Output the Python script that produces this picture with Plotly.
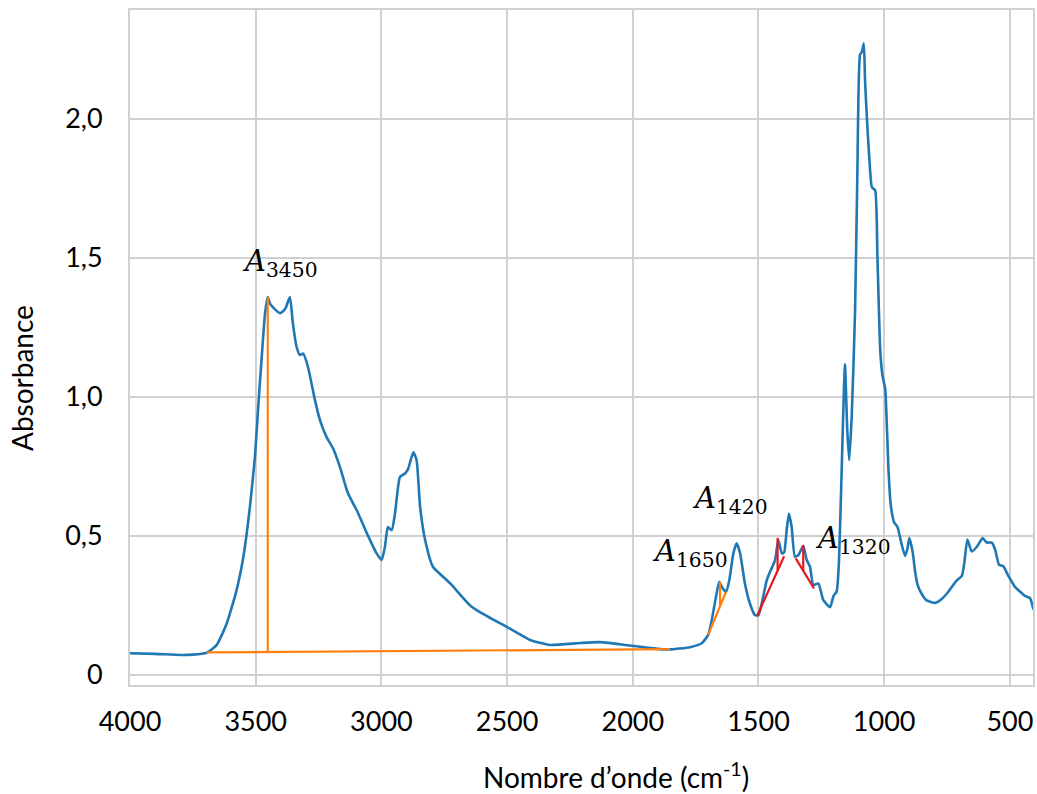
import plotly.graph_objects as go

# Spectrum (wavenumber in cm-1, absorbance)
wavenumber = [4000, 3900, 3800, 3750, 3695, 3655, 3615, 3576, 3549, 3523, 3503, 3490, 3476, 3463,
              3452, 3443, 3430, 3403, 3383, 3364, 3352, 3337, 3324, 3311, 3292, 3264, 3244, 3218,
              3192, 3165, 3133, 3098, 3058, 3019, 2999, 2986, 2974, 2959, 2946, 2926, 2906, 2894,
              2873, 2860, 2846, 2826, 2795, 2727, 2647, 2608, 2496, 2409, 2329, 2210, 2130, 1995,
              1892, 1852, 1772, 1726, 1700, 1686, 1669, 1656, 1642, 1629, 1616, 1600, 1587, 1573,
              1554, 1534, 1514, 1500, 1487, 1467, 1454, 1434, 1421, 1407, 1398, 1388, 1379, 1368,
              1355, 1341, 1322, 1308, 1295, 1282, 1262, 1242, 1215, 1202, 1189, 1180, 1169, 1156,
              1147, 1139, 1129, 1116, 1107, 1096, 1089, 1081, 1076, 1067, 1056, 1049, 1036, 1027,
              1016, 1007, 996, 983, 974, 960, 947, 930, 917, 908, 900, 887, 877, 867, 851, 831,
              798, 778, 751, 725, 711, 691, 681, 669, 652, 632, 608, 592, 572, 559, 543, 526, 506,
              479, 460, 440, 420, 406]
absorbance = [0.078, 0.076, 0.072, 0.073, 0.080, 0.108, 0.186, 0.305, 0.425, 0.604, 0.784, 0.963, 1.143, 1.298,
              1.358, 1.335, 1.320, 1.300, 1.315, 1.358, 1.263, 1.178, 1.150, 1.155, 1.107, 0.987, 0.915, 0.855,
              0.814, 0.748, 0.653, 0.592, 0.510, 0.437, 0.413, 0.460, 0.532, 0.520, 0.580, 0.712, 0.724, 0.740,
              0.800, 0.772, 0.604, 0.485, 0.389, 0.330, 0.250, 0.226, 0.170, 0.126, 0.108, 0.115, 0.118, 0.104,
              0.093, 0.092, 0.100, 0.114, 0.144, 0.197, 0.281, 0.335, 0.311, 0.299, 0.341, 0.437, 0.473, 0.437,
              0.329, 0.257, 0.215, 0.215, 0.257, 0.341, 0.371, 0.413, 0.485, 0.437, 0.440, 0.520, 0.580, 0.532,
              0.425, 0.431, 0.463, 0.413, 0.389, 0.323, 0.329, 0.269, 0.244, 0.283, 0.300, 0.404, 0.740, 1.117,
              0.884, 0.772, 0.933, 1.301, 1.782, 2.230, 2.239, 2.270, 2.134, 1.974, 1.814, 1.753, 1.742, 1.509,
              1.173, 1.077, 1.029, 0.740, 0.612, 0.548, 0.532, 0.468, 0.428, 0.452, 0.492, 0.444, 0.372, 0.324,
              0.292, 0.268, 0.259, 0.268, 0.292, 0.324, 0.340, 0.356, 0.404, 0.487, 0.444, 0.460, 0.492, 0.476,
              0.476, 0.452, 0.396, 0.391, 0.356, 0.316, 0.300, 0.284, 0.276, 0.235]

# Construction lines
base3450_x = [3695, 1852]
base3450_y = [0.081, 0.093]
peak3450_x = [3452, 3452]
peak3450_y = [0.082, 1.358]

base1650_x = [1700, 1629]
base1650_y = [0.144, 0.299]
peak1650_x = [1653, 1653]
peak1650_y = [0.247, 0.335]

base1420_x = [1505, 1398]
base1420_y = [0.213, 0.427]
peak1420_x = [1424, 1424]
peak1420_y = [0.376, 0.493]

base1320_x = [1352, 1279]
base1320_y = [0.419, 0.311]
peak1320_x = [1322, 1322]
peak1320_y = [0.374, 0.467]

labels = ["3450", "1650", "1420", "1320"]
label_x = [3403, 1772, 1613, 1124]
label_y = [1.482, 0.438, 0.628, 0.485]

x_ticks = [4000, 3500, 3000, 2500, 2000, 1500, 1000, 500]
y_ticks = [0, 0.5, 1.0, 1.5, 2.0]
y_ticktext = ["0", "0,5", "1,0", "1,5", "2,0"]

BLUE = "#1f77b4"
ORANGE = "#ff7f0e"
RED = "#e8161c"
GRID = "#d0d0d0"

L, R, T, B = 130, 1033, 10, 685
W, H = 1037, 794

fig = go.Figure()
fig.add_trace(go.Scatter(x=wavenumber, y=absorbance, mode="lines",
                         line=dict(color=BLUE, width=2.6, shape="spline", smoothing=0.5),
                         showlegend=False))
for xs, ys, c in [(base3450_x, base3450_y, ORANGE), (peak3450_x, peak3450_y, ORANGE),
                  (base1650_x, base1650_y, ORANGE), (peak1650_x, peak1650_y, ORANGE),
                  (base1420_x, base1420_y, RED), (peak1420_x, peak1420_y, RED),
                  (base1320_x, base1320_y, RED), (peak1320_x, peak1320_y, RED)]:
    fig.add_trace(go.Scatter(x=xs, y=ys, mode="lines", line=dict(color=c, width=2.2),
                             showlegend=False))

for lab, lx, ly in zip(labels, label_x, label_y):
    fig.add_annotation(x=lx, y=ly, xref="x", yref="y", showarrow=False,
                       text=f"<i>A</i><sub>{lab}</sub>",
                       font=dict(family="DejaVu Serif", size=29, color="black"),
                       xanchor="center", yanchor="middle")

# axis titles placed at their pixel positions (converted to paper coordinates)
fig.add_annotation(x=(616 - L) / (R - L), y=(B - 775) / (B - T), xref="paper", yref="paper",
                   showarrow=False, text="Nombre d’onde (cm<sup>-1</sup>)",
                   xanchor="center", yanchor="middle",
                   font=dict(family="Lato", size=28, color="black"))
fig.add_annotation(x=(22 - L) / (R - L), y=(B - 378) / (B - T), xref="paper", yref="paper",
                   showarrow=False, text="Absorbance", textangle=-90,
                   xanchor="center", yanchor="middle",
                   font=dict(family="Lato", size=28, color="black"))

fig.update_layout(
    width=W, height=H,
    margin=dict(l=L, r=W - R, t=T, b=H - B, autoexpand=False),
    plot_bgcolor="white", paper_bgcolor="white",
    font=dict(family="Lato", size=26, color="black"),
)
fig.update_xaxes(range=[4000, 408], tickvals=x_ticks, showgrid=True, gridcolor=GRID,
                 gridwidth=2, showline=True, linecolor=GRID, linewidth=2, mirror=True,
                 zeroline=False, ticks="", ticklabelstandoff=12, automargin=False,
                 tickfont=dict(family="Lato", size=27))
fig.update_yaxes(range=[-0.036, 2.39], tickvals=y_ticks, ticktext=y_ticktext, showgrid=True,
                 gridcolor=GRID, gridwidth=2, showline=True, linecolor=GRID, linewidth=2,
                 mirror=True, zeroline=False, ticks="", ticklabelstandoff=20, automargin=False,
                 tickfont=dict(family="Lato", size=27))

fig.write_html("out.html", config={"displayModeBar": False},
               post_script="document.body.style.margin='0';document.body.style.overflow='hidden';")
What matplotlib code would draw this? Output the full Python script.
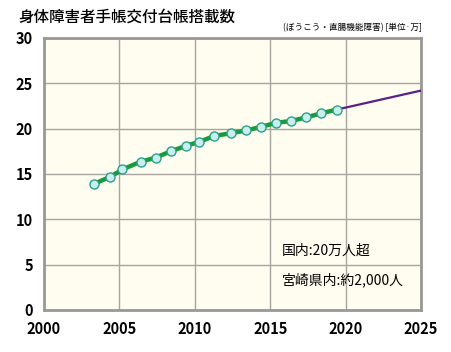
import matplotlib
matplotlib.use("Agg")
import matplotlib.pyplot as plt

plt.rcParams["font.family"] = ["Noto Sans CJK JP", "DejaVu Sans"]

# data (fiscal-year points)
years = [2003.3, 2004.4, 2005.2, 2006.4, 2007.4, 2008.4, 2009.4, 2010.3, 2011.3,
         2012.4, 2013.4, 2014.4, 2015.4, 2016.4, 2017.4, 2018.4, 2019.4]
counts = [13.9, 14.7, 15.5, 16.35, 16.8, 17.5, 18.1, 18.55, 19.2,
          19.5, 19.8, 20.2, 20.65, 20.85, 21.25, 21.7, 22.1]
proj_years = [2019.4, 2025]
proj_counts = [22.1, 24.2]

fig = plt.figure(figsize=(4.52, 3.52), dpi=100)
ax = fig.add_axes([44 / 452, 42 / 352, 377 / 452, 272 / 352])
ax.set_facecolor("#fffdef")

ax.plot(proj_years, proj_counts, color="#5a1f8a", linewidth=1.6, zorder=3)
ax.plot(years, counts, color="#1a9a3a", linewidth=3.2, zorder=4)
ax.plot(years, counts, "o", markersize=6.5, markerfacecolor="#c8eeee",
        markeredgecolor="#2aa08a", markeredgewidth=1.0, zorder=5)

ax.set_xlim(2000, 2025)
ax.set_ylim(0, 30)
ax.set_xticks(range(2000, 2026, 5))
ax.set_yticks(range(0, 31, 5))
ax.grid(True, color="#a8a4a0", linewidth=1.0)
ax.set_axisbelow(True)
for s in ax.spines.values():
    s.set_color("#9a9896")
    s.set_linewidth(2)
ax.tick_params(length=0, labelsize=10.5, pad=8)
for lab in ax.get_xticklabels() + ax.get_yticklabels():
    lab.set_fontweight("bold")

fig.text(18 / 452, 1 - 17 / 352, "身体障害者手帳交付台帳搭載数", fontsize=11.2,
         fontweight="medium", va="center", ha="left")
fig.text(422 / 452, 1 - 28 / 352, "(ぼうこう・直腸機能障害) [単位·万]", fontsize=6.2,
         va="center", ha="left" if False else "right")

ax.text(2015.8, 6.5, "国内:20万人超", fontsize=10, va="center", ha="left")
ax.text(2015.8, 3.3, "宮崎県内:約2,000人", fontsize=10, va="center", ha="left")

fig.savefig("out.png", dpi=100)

TASK GOAL:
Pick out the lines that include the word "this" and write them out.

RESULT:
Output the Python script that produces this picture with Plotly.
What matplotlib code would draw this? Output the full Python script.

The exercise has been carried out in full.